- [Supplied data]
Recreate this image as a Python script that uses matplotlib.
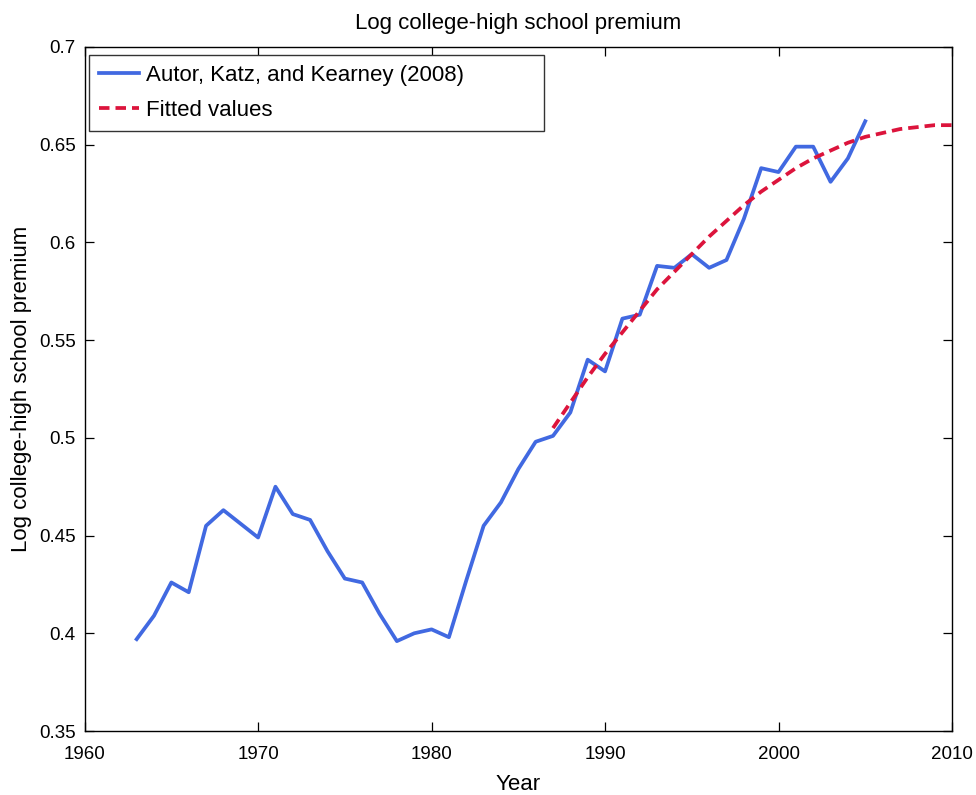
import matplotlib
matplotlib.use("Agg")
import matplotlib.pyplot as plt

plt.rcParams['font.family'] = ['Liberation Sans', 'DejaVu Sans']

# Autor, Katz and Kearney (2008) series
years = list(range(1963, 2006))
premium = [0.397, 0.409, 0.426, 0.421, 0.455, 0.463, 0.456, 0.449, 0.475, 0.461,
           0.458, 0.442, 0.428, 0.426, 0.410, 0.396, 0.400, 0.402, 0.398, 0.427,
           0.455, 0.467, 0.484, 0.498, 0.501, 0.513, 0.540, 0.534, 0.561, 0.563,
           0.588, 0.587, 0.594, 0.587, 0.591, 0.612, 0.638, 0.636, 0.649, 0.649,
           0.631, 0.643, 0.662]

# fitted values (dashed curve)
fit_years = list(range(1987, 2011))
fitted = [0.505, 0.518, 0.531, 0.543, 0.554, 0.565, 0.576, 0.585, 0.594, 0.603,
          0.611, 0.619, 0.626, 0.632, 0.638, 0.643, 0.647, 0.651, 0.654, 0.656,
          0.658, 0.659, 0.660, 0.660]

fig = plt.figure(figsize=(9.76, 7.95), dpi=100)
ax = fig.add_axes([0.0867, 0.0805, 0.8887, 0.8604])

ax.plot(years, premium, color='#4169E1', lw=2.7, label='Autor, Katz, and Kearney (2008)')
ax.plot(fit_years, fitted, color='#DC143C', lw=2.7, ls=(0, (2.8, 1.6)), label='Fitted values')

ax.set_xlim(1960, 2010)
ax.set_ylim(0.35, 0.7)
ax.set_xticks([1960, 1970, 1980, 1990, 2000, 2010])
ax.set_yticks([0.35, 0.4, 0.45, 0.5, 0.55, 0.6, 0.65, 0.7])
ax.set_yticklabels(['0.35', '0.4', '0.45', '0.5', '0.55', '0.6', '0.65', '0.7'])
ax.tick_params(direction='in', top=True, right=True, length=6.5, width=0.9,
               labelsize=13.5)
ax.tick_params(axis='x', pad=11)
ax.tick_params(axis='y', pad=6.5)
for s in ax.spines.values():
    s.set_linewidth(1.0)

ax.set_title('Log college-high school premium', fontsize=16, pad=13)
ax.set_xlabel('Year', fontsize=16, labelpad=8)
ax.set_ylabel('Log college-high school premium', fontsize=16, labelpad=5)

leg = ax.legend(loc='upper left', bbox_to_anchor=(0.005, 0.0, 0.525, 0.988),
                mode='expand', borderaxespad=0, fontsize=16, fancybox=False,
                framealpha=1, edgecolor='#333333', handlelength=1.8,
                handletextpad=0.3, borderpad=0.45, labelspacing=0.62)
leg.get_frame().set_linewidth(1.0)

fig.savefig('out.png', dpi=100)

- [Instructions for the task]
Copy the listing exactly. Any image in it stays out of the copy.

- [Written answer]
Recreate this image as a Python script that uses matplotlib.
import matplotlib
matplotlib.use("Agg")
import matplotlib.pyplot as plt

plt.rcParams['font.family'] = ['Liberation Sans', 'DejaVu Sans']

# Autor, Katz and Kearney (2008) series
years = list(range(1963, 2006))
premium = [0.397, 0.409, 0.426, 0.421, 0.455, 0.463, 0.456, 0.449, 0.475, 0.461,
           0.458, 0.442, 0.428, 0.426, 0.410, 0.396, 0.400, 0.402, 0.398, 0.427,
           0.455, 0.467, 0.484, 0.498, 0.501, 0.513, 0.540, 0.534, 0.561, 0.563,
           0.588, 0.587, 0.594, 0.587, 0.591, 0.612, 0.638, 0.636, 0.649, 0.649,
           0.631, 0.643, 0.662]

# fitted values (dashed curve)
fit_years = list(range(1987, 2011))
fitted = [0.505, 0.518, 0.531, 0.543, 0.554, 0.565, 0.576, 0.585, 0.594, 0.603,
          0.611, 0.619, 0.626, 0.632, 0.638, 0.643, 0.647, 0.651, 0.654, 0.656,
          0.658, 0.659, 0.660, 0.660]

fig = plt.figure(figsize=(9.76, 7.95), dpi=100)
ax = fig.add_axes([0.0867, 0.0805, 0.8887, 0.8604])

ax.plot(years, premium, color='#4169E1', lw=2.7, label='Autor, Katz, and Kearney (2008)')
ax.plot(fit_years, fitted, color='#DC143C', lw=2.7, ls=(0, (2.8, 1.6)), label='Fitted values')

ax.set_xlim(1960, 2010)
ax.set_ylim(0.35, 0.7)
ax.set_xticks([1960, 1970, 1980, 1990, 2000, 2010])
ax.set_yticks([0.35, 0.4, 0.45, 0.5, 0.55, 0.6, 0.65, 0.7])
ax.set_yticklabels(['0.35', '0.4', '0.45', '0.5', '0.55', '0.6', '0.65', '0.7'])
ax.tick_params(direction='in', top=True, right=True, length=6.5, width=0.9,
               labelsize=13.5)
ax.tick_params(axis='x', pad=11)
ax.tick_params(axis='y', pad=6.5)
for s in ax.spines.values():
    s.set_linewidth(1.0)

ax.set_title('Log college-high school premium', fontsize=16, pad=13)
ax.set_xlabel('Year', fontsize=16, labelpad=8)
ax.set_ylabel('Log college-high school premium', fontsize=16, labelpad=5)

leg = ax.legend(loc='upper left', bbox_to_anchor=(0.005, 0.0, 0.525, 0.988),
                mode='expand', borderaxespad=0, fontsize=16, fancybox=False,
                framealpha=1, edgecolor='#333333', handlelength=1.8,
                handletextpad=0.3, borderpad=0.45, labelspacing=0.62)
leg.get_frame().set_linewidth(1.0)

fig.savefig('out.png', dpi=100)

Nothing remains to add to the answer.